If the latter nineteenth century saw a revival of organized Christianity, the author argues that institutional Christianity reached its nadir in the twentieth century. Again, the focus is largely on the Catholic Church, with the antimodernist stance of the papacy, but also on the Church’s responses to the horrors of World War I and the threat of Nazism. The “Great War” was a conundrum for most Christian clergymen, who too often claimed that God was wrapped in a particular national flag. A decade later, in Adolf Hitler’s Third Reich, both Catholic and Lutheran clerics were seduced into acquiescence or worse, and this complicity was compounded by the papacy’s deafening silence.

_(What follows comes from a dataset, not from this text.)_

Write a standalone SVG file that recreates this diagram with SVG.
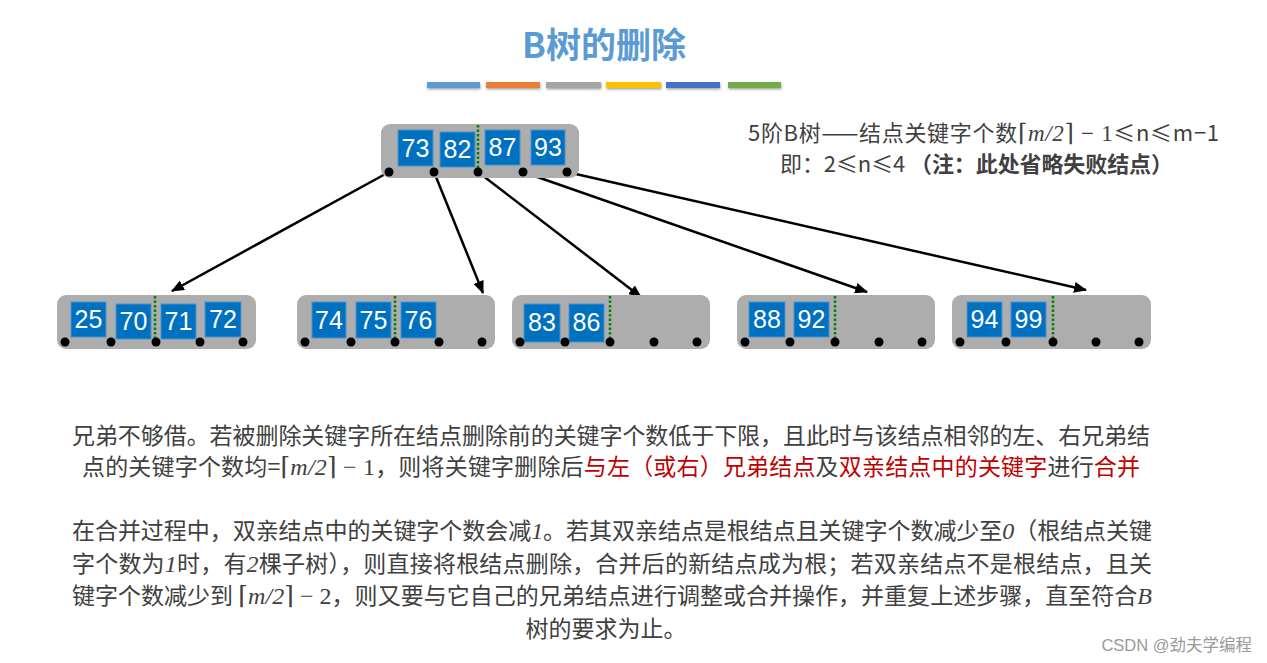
<svg xmlns="http://www.w3.org/2000/svg" width="1267" height="663" viewBox="0 0 1267 663">
<defs>
<style>
.title{font-family:"Noto Sans CJK SC",sans-serif;font-weight:bold;font-size:35px;fill:#5b9bd5;}
.node{fill:#adadad;}
.key{fill:#0070c0;stroke:#4a94d0;stroke-width:1;}
.kt{font-family:"Liberation Sans",Arial,sans-serif;font-size:25px;fill:#ffffff;text-anchor:middle;}
.sep{stroke:#008000;stroke-width:2.5;stroke-dasharray:2.5,2;}
.dot{fill:#000000;}
.edge{stroke:#000000;stroke-width:2.5;fill:none;marker-end:url(#ah);}
.txt{font-family:"Noto Sans CJK SC",sans-serif;fill:#404040;}
.red{fill:#c00000;}
.m{font-family:"Liberation Serif","DejaVu Serif",serif;font-style:italic;}
.mr{font-family:"Liberation Serif","DejaVu Serif",serif;}
</style>
<marker id="ah" viewBox="0 0 12 10" refX="11" refY="5" markerWidth="5.2" markerHeight="4.4" orient="auto" markerUnits="strokeWidth">
<path d="M0,0 L12,5 L0,10 Z" fill="#000"/>
</marker>
<filter id="sh" x="-10%" y="-50%" width="120%" height="250%"><feDropShadow dx="0.5" dy="1.5" stdDeviation="1" flood-color="#000" flood-opacity="0.35"/></filter>
</defs>
<rect width="1267" height="663" fill="#ffffff"/>

<g id="title">
<text class="title" x="604" y="58" text-anchor="middle">B树的删除</text>
<g filter="url(#sh)">
<rect x="427" y="82" width="53" height="6" fill="#5b9bd5"/>
<rect x="486" y="82" width="54" height="6" fill="#ed7d31"/>
<rect x="546" y="82" width="55" height="6" fill="#a5a5a5"/>
<rect x="606" y="82" width="55" height="6" fill="#ffc000"/>
<rect x="666" y="82" width="54" height="6" fill="#4472c4"/>
<rect x="728" y="82" width="53" height="6" fill="#70ad47"/>
</g>
</g>

<g id="note">
<text class="txt" x="748" y="141" font-size="22" textLength="471" lengthAdjust="spacing">5阶B树——结点关键字个数<tspan class="mr" font-size="24">⌈</tspan><tspan class="m" font-size="23">m</tspan><tspan class="m" font-size="23">/2</tspan><tspan class="mr" font-size="24">⌉</tspan><tspan class="mr" font-size="23"> − 1</tspan>≤n≤m−1</text>
<text class="txt" x="780" y="172" font-size="22" textLength="393" lengthAdjust="spacing">即：2≤n≤4 <tspan font-weight="bold">（注：此处省略失败结点）</tspan></text>
</g>

<g id="connectors">
<line class="edge" x1="389" y1="172" x2="172" y2="291"/>
<line class="edge" x1="434" y1="172" x2="483" y2="293"/>
<line class="edge" x1="478" y1="172" x2="641" y2="297"/>
<line class="edge" x1="523" y1="172" x2="867" y2="292"/>
<line class="edge" x1="567" y1="172" x2="1086" y2="290"/>
</g>

<g id="root">
<rect class="node" x="381" y="124" width="198" height="54" rx="9"/>
<rect class="key" x="398" y="130" width="35" height="36"/>
<text class="kt" x="415.5" y="157">73</text>
<rect class="key" x="440" y="132" width="35" height="35"/>
<text class="kt" x="457.5" y="158">82</text>
<rect class="key" x="485" y="130" width="35" height="35"/>
<text class="kt" x="502.5" y="156">87</text>
<rect class="key" x="531" y="130" width="34" height="35"/>
<text class="kt" x="548" y="156">93</text>
<line class="sep" x1="478" y1="125" x2="478" y2="172"/>
<circle class="dot" cx="389" cy="172" r="4.5"/>
<circle class="dot" cx="434" cy="172" r="4.5"/>
<circle class="dot" cx="478" cy="172" r="4.5"/>
<circle class="dot" cx="523" cy="172" r="4.5"/>
<circle class="dot" cx="567" cy="172" r="4.5"/>
</g>

<g id="leaf1">
<rect class="node" x="57" y="295" width="199" height="54" rx="9"/>
<rect class="key" x="71" y="302" width="35" height="35"/>
<text class="kt" x="88.5" y="328">25</text>
<rect class="key" x="116" y="304" width="35" height="35"/>
<text class="kt" x="133.5" y="330">70</text>
<rect class="key" x="161" y="304" width="35" height="35"/>
<text class="kt" x="178.5" y="330">71</text>
<rect class="key" x="205" y="302" width="36" height="35"/>
<text class="kt" x="223" y="328">72</text>
<line class="sep" x1="155" y1="296" x2="155" y2="342"/>
<circle class="dot" cx="65" cy="342" r="4.5"/>
<circle class="dot" cx="111" cy="342" r="4.5"/>
<circle class="dot" cx="156" cy="342" r="4.5"/>
<circle class="dot" cx="200" cy="342" r="4.5"/>
<circle class="dot" cx="243" cy="342" r="4.5"/>
</g>

<g id="leaf2">
<rect class="node" x="297" y="295" width="198" height="54" rx="9"/>
<rect class="key" x="312" y="302" width="34" height="36"/>
<text class="kt" x="329" y="329">74</text>
<rect class="key" x="356" y="302" width="35" height="36"/>
<text class="kt" x="373.5" y="329">75</text>
<rect class="key" x="401" y="302" width="35" height="36"/>
<text class="kt" x="418.5" y="329">76</text>
<line class="sep" x1="395" y1="296" x2="395" y2="342"/>
<circle class="dot" cx="305" cy="342" r="4.5"/>
<circle class="dot" cx="351" cy="342" r="4.5"/>
<circle class="dot" cx="395" cy="342" r="4.5"/>
<circle class="dot" cx="439" cy="342" r="4.5"/>
<circle class="dot" cx="482" cy="342" r="4.5"/>
</g>

<g id="leaf3">
<rect class="node" x="512" y="295" width="198" height="54" rx="9"/>
<rect class="key" x="524" y="304" width="36" height="38"/>
<text class="kt" x="542" y="331">83</text>
<rect class="key" x="569" y="304" width="35" height="38"/>
<text class="kt" x="586.5" y="331">86</text>
<line class="sep" x1="610" y1="296" x2="610" y2="342"/>
<circle class="dot" cx="520" cy="342" r="4.5"/>
<circle class="dot" cx="565" cy="342" r="4.5"/>
<circle class="dot" cx="610" cy="342" r="4.5"/>
<circle class="dot" cx="654" cy="342" r="4.5"/>
<circle class="dot" cx="697" cy="342" r="4.5"/>
</g>

<g id="leaf4">
<rect class="node" x="737" y="295" width="198" height="54" rx="9"/>
<rect class="key" x="749" y="302" width="36" height="35"/>
<text class="kt" x="767" y="328">88</text>
<rect class="key" x="794" y="302" width="35" height="35"/>
<text class="kt" x="811.5" y="328">92</text>
<line class="sep" x1="835" y1="296" x2="835" y2="342"/>
<circle class="dot" cx="745" cy="342" r="4.5"/>
<circle class="dot" cx="790" cy="342" r="4.5"/>
<circle class="dot" cx="835" cy="342" r="4.5"/>
<circle class="dot" cx="879" cy="342" r="4.5"/>
<circle class="dot" cx="922" cy="342" r="4.5"/>
</g>

<g id="leaf5">
<rect class="node" x="952" y="295" width="199" height="54" rx="9"/>
<rect class="key" x="967" y="302" width="35" height="35"/>
<text class="kt" x="984.5" y="328">94</text>
<rect class="key" x="1011" y="302" width="35" height="35"/>
<text class="kt" x="1028.5" y="328">99</text>
<line class="sep" x1="1053" y1="296" x2="1053" y2="342"/>
<circle class="dot" cx="960" cy="342" r="4.5"/>
<circle class="dot" cx="1006" cy="342" r="4.5"/>
<circle class="dot" cx="1053" cy="342" r="4.5"/>
<circle class="dot" cx="1096" cy="342" r="4.5"/>
<circle class="dot" cx="1139" cy="342" r="4.5"/>
</g>

<g id="para1" font-size="23">
<text class="txt" x="72" y="444" textLength="1078" lengthAdjust="spacing">兄弟不够借。若被删除关键字所在结点删除前的关键字个数低于下限，且此时与该结点相邻的左、右兄弟结</text>
<text class="txt" x="82" y="475" textLength="1058" lengthAdjust="spacing">点的关键字个数均=<tspan class="mr" font-size="25">⌈</tspan><tspan class="m" font-size="24">m</tspan><tspan class="m" font-size="24">/2</tspan><tspan class="mr" font-size="25">⌉</tspan><tspan class="mr" font-size="24"> − 1</tspan>，则将关键字删除后<tspan class="red">与左（或右）兄弟结点</tspan>及<tspan class="red">双亲结点中的关键字</tspan>进行<tspan class="red">合并</tspan></text>
</g>

<g id="para2" font-size="23">
<text class="txt" x="72" y="539" textLength="1080" lengthAdjust="spacing">在合并过程中，双亲结点中的关键字个数会减<tspan class="m" font-size="24">1</tspan>。若其双亲结点是根结点且关键字个数减少至<tspan class="m" font-size="24">0</tspan>（根结点关键</text>
<text class="txt" x="72" y="572" textLength="1080" lengthAdjust="spacing">字个数为<tspan class="m" font-size="24">1</tspan>时，有<tspan class="m" font-size="24">2</tspan>棵子树），则直接将根结点删除，合并后的新结点成为根；若双亲结点不是根结点，且关</text>
<text class="txt" x="72" y="604" textLength="1080" lengthAdjust="spacing">键字个数减少到 <tspan class="mr" font-size="25">⌈</tspan><tspan class="m" font-size="24">m</tspan><tspan class="m" font-size="24">/2</tspan><tspan class="mr" font-size="25">⌉</tspan><tspan class="mr" font-size="24"> − 2</tspan>，则又要与它自己的兄弟结点进行调整或合并操作，并重复上述步骤，直至符合<tspan class="m" font-size="24">B</tspan></text>
<text class="txt" x="606" y="637" text-anchor="middle">树的要求为止。</text>
</g>

<g id="watermark">
<text x="1252" y="651" text-anchor="end" font-family="'Liberation Sans','Noto Sans CJK SC',sans-serif" font-size="16.5" fill="#9a9a9a">CSDN @劲夫学编程</text>
</g>
</svg>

By the second half of the twentieth century, the author claims, Christianity was in retreat, with the notable exception of Africa. In Europe, few attended church on a weekly basis. In the United States, where church attendance remained higher than elsewhere in the Western world, Johnson notes that most American Protestants had long ago abandoned actually reading the Bible. The election of John XXIII as pope opened the window of the Catholic Church to change, but the authoritarian structure of the Church outlasted his papacy. However, even if the West has entered into a post-Christian world, Johnson argues, Christianity has never been just about mere numbers in a territorial context; rather, it concerns the moral and theological impact on individual believers. Johnson ends hopefully, noting the growing ecumenicalism at the time he wrote.
Christian Themes
Given its subject, A History of Christianity invariably encompasses most if not all of the themes found in Christianity’s two-millennium history. However, Johnson discusses two themes that have been periodically manifest over the centuries. First, he contrasts the ideas and influences of two of the key figures of the early church, Saint Paul and Saint Augustine. Johnson argues that Paul, in his radical universalism, broke away from the domination of a single community (Judaism or Jewish Christianity) and a rigid code of laws. Conversely, Augustine was the “dark genius” of the church-state alliance that came into existence after Constantine, becoming the architect of medieval Christianity and willing to use the institutional power of the state and the Church to enforce conformity. Where Paul claims that “there cannot be Greek and Jew, circumcised and uncircumcised, barbarian, Scythian, slave, free man, but Christ is all, and in all” (Colossians 3:11), Augustine argues for an exclusive “city of God” superior to the city of man, a total Christian society, based on compulsion, justifying the use of coercion and torture against heretics and nonbelievers.
The other theme that permeates A History of Christianity is the theme of Christianity triumphant. The late medieval Catholic Church was an example, as was Protestant Christianity in the nineteenth century. This triumphalism not only occurred in matters of theology but also encompassed institutional power as well as assumptions of racial and cultural superiority. As Johnson notes, however, actions lead to reactions, as the Protestant Reformation reduced the “catholic” pretensions of the Roman Church, the scientific revolution and the Enlightenment brought into doubt the Protestant reliance upon the Bible, and the world wars of the twentieth century ended confidence about the inevitability of worldwide Christian progress.
Sources for Further Study
Frend, W. H. C. “Christians vs. Christians.” New York Review of Books 23 (August 5, 1976). A major review of Johnson’s A History of Christianity, which Frend describes as both ambitious and radical.
Johnson, Paul. The Quest for God. New York: HarperCollins, 1996. Revealing for Johnson’s own religious beliefs.
Weisberg, Jacob. “The Courtly Contrarian.” The New York Times, March 15, 1998. An insightful and fascinating interview of Johnson.